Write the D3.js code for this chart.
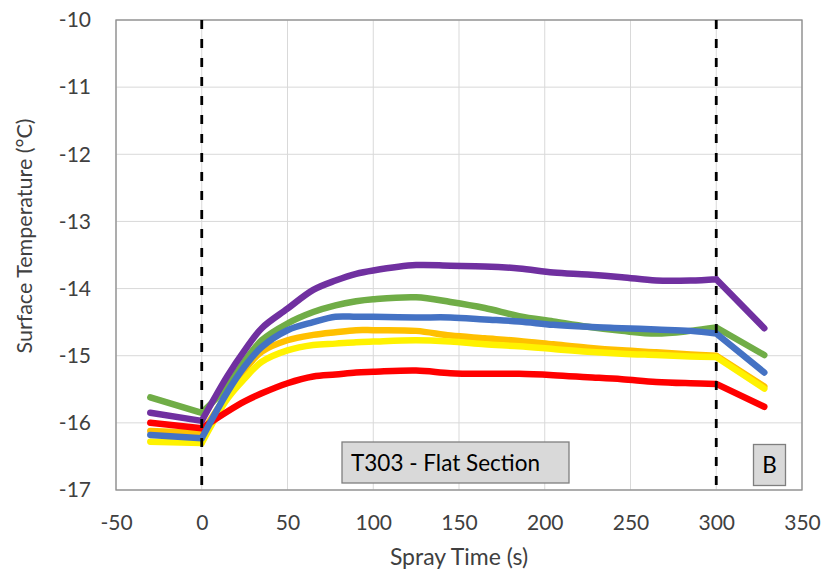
<!DOCTYPE html>
<html>
<head>
<meta charset="utf-8">
<script src="https://cdn.jsdelivr.net/npm/d3@7"></script>
<style>
  html, body { margin: 0; padding: 0; background: #fff; }
  svg { display: block; font-family: Lato, "Open Sans", sans-serif; }
</style>
</head>
<body>
<svg id="chart" width="824" height="570"></svg>
<script>
// ---- data ----
const time = [-30, 0, 15, 25, 35, 50, 65, 78, 90, 100, 125, 145, 165, 185, 205, 225, 245, 265, 285, 300, 328];
const orange = [-16.12, -16.15, -15.57, -15.21, -14.94, -14.77, -14.69, -14.65, -14.62, -14.62, -14.63, -14.70, -14.74, -14.78, -14.83, -14.88, -14.92, -14.95, -14.98, -15.00, -15.46];
const yellow = [-16.28, -16.30, -15.64, -15.34, -15.09, -14.92, -14.84, -14.82, -14.80, -14.79, -14.77, -14.79, -14.83, -14.86, -14.90, -14.94, -14.97, -14.99, -15.01, -15.02, -15.49];
const red    = [-16.00, -16.08, -15.83, -15.68, -15.56, -15.41, -15.31, -15.28, -15.25, -15.24, -15.22, -15.26, -15.27, -15.27, -15.29, -15.32, -15.35, -15.39, -15.41, -15.42, -15.76];
const green  = [-15.62, -15.85, -15.45, -15.08, -14.77, -14.52, -14.35, -14.25, -14.19, -14.16, -14.13, -14.20, -14.29, -14.41, -14.49, -14.57, -14.63, -14.67, -14.63, -14.58, -14.99];
const purple = [-15.85, -15.97, -15.30, -14.92, -14.59, -14.30, -14.02, -13.88, -13.78, -13.73, -13.65, -13.66, -13.67, -13.70, -13.76, -13.79, -13.83, -13.88, -13.88, -13.86, -14.59];
const blue   = [-16.18, -16.23, -15.54, -15.16, -14.87, -14.62, -14.50, -14.42, -14.42, -14.42, -14.43, -14.43, -14.46, -14.49, -14.54, -14.57, -14.59, -14.61, -14.63, -14.67, -15.25];
const xTicks = [-50, 0, 50, 100, 150, 200, 250, 300, 350];
const yTicks = [-10, -11, -12, -13, -14, -15, -16, -17];
const markers = [0, 300];
const xTitle = "Spray Time (s)";
const yTitle = "Surface Temperature (°C)";
const label1 = "T303 - Flat Section";
const label2 = "B";

const series = [
  {values: orange, color: "#FFC000"},
  {values: yellow, color: "#FFF200"},
  {values: red,    color: "#FF0000"},
  {values: green,  color: "#70AD47"},
  {values: purple, color: "#7030A0"},
  {values: blue,   color: "#4472C4"}
];

// ---- layout ----
const svg = d3.select("#chart");
const L = 116, R = 802, T = 20, B = 490;
const x = d3.scaleLinear().domain([-50, 350]).range([L, R]);
const y = d3.scaleLinear().domain([-17, -10]).range([B, T]);

// grid
svg.append("g").selectAll("line").data(yTicks).join("line")
  .attr("x1", L).attr("x2", R).attr("y1", d => y(d)).attr("y2", d => y(d))
  .attr("stroke", "#d9d9d9").attr("stroke-width", 1);
svg.append("g").selectAll("line").data(xTicks).join("line")
  .attr("y1", T).attr("y2", B).attr("x1", d => x(d)).attr("x2", d => x(d))
  .attr("stroke", "#d9d9d9").attr("stroke-width", 1);

// frame
svg.append("rect").attr("x", L).attr("y", T).attr("width", R - L).attr("height", B - T)
  .attr("fill", "none").attr("stroke", "#8c8c8c").attr("stroke-width", 1.3);

// axes labels via d3 axes
const fmt = d => String(d);
const xAxis = svg.append("g").attr("transform", `translate(0,${B})`)
  .call(d3.axisBottom(x).tickValues(xTicks).tickFormat(fmt).tickSize(0).tickPadding(25));
xAxis.select(".domain").remove();
xAxis.selectAll("text").attr("font-size", 21).attr("fill", "#404040").attr("font-family", "Lato, sans-serif");

const yAxis = svg.append("g").attr("transform", `translate(${L},0)`)
  .call(d3.axisLeft(y).tickValues(yTicks).tickFormat(fmt).tickSize(0).tickPadding(25));
yAxis.select(".domain").remove();
yAxis.selectAll("text").attr("font-size", 21).attr("fill", "#404040").attr("font-family", "Lato, sans-serif");

// axis titles
svg.append("text").attr("x", (L + R) / 2).attr("y", 565).attr("text-anchor", "middle")
  .attr("font-size", 23).attr("fill", "#404040").text(xTitle);
svg.append("text").attr("transform", "translate(32,236) rotate(-90)").attr("text-anchor", "middle")
  .attr("font-size", 21.5).attr("fill", "#404040").text(yTitle);

// series: linear before 0 and after 300, smooth in between
const iStart = time.indexOf(0), iEnd = time.indexOf(300);
const segLinear = d3.line().x(d => x(d[0])).y(d => y(d[1]));
const segSmooth = d3.line().x(d => x(d[0])).y(d => y(d[1])).curve(d3.curveCatmullRom.alpha(0.5));
function pathFor(vals) {
  const pts = time.map((t, i) => [t, vals[i]]);
  const a = segLinear(pts.slice(0, iStart + 1));
  const b = segSmooth(pts.slice(iStart, iEnd + 1));
  const c = segLinear(pts.slice(iEnd));
  return a + b + c;
}
svg.append("g").selectAll("path").data(series).join("path")
  .attr("d", s => pathFor(s.values))
  .attr("fill", "none").attr("stroke", s => s.color).attr("stroke-width", 6.5)
  .attr("stroke-linecap", "round").attr("stroke-linejoin", "round");

// dashed markers
svg.append("g").selectAll("line").data(markers).join("line")
  .attr("x1", d => x(d)).attr("x2", d => x(d)).attr("y1", T).attr("y2", B)
  .attr("stroke", "#000").attr("stroke-width", 2.8).attr("stroke-dasharray", "9,10");

// annotation boxes
const b1 = svg.append("g");
b1.append("rect").attr("x", 342).attr("y", 442).attr("width", 227).attr("height", 41)
  .attr("fill", "#d9d9d9").attr("stroke", "#7f7f7f").attr("stroke-width", 1.3);
b1.append("text").attr("x", 351).attr("y", 471).attr("font-size", 22.5).attr("fill", "#000").text(label1);

const b2 = svg.append("g");
b2.append("rect").attr("x", 753.5).attr("y", 444.5).attr("width", 32).attr("height", 41)
  .attr("fill", "#d9d9d9").attr("stroke", "#7f7f7f").attr("stroke-width", 1.3);
b2.append("text").attr("x", 769.5).attr("y", 473).attr("text-anchor", "middle").attr("font-size", 22.5).attr("fill", "#000").text(label2);
</script>
</body>
</html>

##########

From the material above, reproduce everything verbatim except the pictures.

Write the D3.js code for this chart.
<!DOCTYPE html>
<html>
<head>
<meta charset="utf-8">
<script src="https://cdn.jsdelivr.net/npm/d3@7"></script>
<style>
  html, body { margin: 0; padding: 0; background: #fff; }
  svg { display: block; font-family: Lato, "Open Sans", sans-serif; }
</style>
</head>
<body>
<svg id="chart" width="824" height="570"></svg>
<script>
// ---- data ----
const time = [-30, 0, 15, 25, 35, 50, 65, 78, 90, 100, 125, 145, 165, 185, 205, 225, 245, 265, 285, 300, 328];
const orange = [-16.12, -16.15, -15.57, -15.21, -14.94, -14.77, -14.69, -14.65, -14.62, -14.62, -14.63, -14.70, -14.74, -14.78, -14.83, -14.88, -14.92, -14.95, -14.98, -15.00, -15.46];
const yellow = [-16.28, -16.30, -15.64, -15.34, -15.09, -14.92, -14.84, -14.82, -14.80, -14.79, -14.77, -14.79, -14.83, -14.86, -14.90, -14.94, -14.97, -14.99, -15.01, -15.02, -15.49];
const red    = [-16.00, -16.08, -15.83, -15.68, -15.56, -15.41, -15.31, -15.28, -15.25, -15.24, -15.22, -15.26, -15.27, -15.27, -15.29, -15.32, -15.35, -15.39, -15.41, -15.42, -15.76];
const green  = [-15.62, -15.85, -15.45, -15.08, -14.77, -14.52, -14.35, -14.25, -14.19, -14.16, -14.13, -14.20, -14.29, -14.41, -14.49, -14.57, -14.63, -14.67, -14.63, -14.58, -14.99];
const purple = [-15.85, -15.97, -15.30, -14.92, -14.59, -14.30, -14.02, -13.88, -13.78, -13.73, -13.65, -13.66, -13.67, -13.70, -13.76, -13.79, -13.83, -13.88, -13.88, -13.86, -14.59];
const blue   = [-16.18, -16.23, -15.54, -15.16, -14.87, -14.62, -14.50, -14.42, -14.42, -14.42, -14.43, -14.43, -14.46, -14.49, -14.54, -14.57, -14.59, -14.61, -14.63, -14.67, -15.25];
const xTicks = [-50, 0, 50, 100, 150, 200, 250, 300, 350];
const yTicks = [-10, -11, -12, -13, -14, -15, -16, -17];
const markers = [0, 300];
const xTitle = "Spray Time (s)";
const yTitle = "Surface Temperature (°C)";
const label1 = "T303 - Flat Section";
const label2 = "B";

const series = [
  {values: orange, color: "#FFC000"},
  {values: yellow, color: "#FFF200"},
  {values: red,    color: "#FF0000"},
  {values: green,  color: "#70AD47"},
  {values: purple, color: "#7030A0"},
  {values: blue,   color: "#4472C4"}
];

// ---- layout ----
const svg = d3.select("#chart");
const L = 116, R = 802, T = 20, B = 490;
const x = d3.scaleLinear().domain([-50, 350]).range([L, R]);
const y = d3.scaleLinear().domain([-17, -10]).range([B, T]);

// grid
svg.append("g").selectAll("line").data(yTicks).join("line")
  .attr("x1", L).attr("x2", R).attr("y1", d => y(d)).attr("y2", d => y(d))
  .attr("stroke", "#d9d9d9").attr("stroke-width", 1);
svg.append("g").selectAll("line").data(xTicks).join("line")
  .attr("y1", T).attr("y2", B).attr("x1", d => x(d)).attr("x2", d => x(d))
  .attr("stroke", "#d9d9d9").attr("stroke-width", 1);

// frame
svg.append("rect").attr("x", L).attr("y", T).attr("width", R - L).attr("height", B - T)
  .attr("fill", "none").attr("stroke", "#8c8c8c").attr("stroke-width", 1.3);

// axes labels via d3 axes
const fmt = d => String(d);
const xAxis = svg.append("g").attr("transform", `translate(0,${B})`)
  .call(d3.axisBottom(x).tickValues(xTicks).tickFormat(fmt).tickSize(0).tickPadding(25));
xAxis.select(".domain").remove();
xAxis.selectAll("text").attr("font-size", 21).attr("fill", "#404040").attr("font-family", "Lato, sans-serif");

const yAxis = svg.append("g").attr("transform", `translate(${L},0)`)
  .call(d3.axisLeft(y).tickValues(yTicks).tickFormat(fmt).tickSize(0).tickPadding(25));
yAxis.select(".domain").remove();
yAxis.selectAll("text").attr("font-size", 21).attr("fill", "#404040").attr("font-family", "Lato, sans-serif");

// axis titles
svg.append("text").attr("x", (L + R) / 2).attr("y", 565).attr("text-anchor", "middle")
  .attr("font-size", 23).attr("fill", "#404040").text(xTitle);
svg.append("text").attr("transform", "translate(32,236) rotate(-90)").attr("text-anchor", "middle")
  .attr("font-size", 21.5).attr("fill", "#404040").text(yTitle);

// series: linear before 0 and after 300, smooth in between
const iStart = time.indexOf(0), iEnd = time.indexOf(300);
const segLinear = d3.line().x(d => x(d[0])).y(d => y(d[1]));
const segSmooth = d3.line().x(d => x(d[0])).y(d => y(d[1])).curve(d3.curveCatmullRom.alpha(0.5));
function pathFor(vals) {
  const pts = time.map((t, i) => [t, vals[i]]);
  const a = segLinear(pts.slice(0, iStart + 1));
  const b = segSmooth(pts.slice(iStart, iEnd + 1));
  const c = segLinear(pts.slice(iEnd));
  return a + b + c;
}
svg.append("g").selectAll("path").data(series).join("path")
  .attr("d", s => pathFor(s.values))
  .attr("fill", "none").attr("stroke", s => s.color).attr("stroke-width", 6.5)
  .attr("stroke-linecap", "round").attr("stroke-linejoin", "round");

// dashed markers
svg.append("g").selectAll("line").data(markers).join("line")
  .attr("x1", d => x(d)).attr("x2", d => x(d)).attr("y1", T).attr("y2", B)
  .attr("stroke", "#000").attr("stroke-width", 2.8).attr("stroke-dasharray", "9,10");

// annotation boxes
const b1 = svg.append("g");
b1.append("rect").attr("x", 342).attr("y", 442).attr("width", 227).attr("height", 41)
  .attr("fill", "#d9d9d9").attr("stroke", "#7f7f7f").attr("stroke-width", 1.3);
b1.append("text").attr("x", 351).attr("y", 471).attr("font-size", 22.5).attr("fill", "#000").text(label1);

const b2 = svg.append("g");
b2.append("rect").attr("x", 753.5).attr("y", 444.5).attr("width", 32).attr("height", 41)
  .attr("fill", "#d9d9d9").attr("stroke", "#7f7f7f").attr("stroke-width", 1.3);
b2.append("text").attr("x", 769.5).attr("y", 473).attr("text-anchor", "middle").attr("font-size", 22.5).attr("fill", "#000").text(label2);
</script>
</body>
</html>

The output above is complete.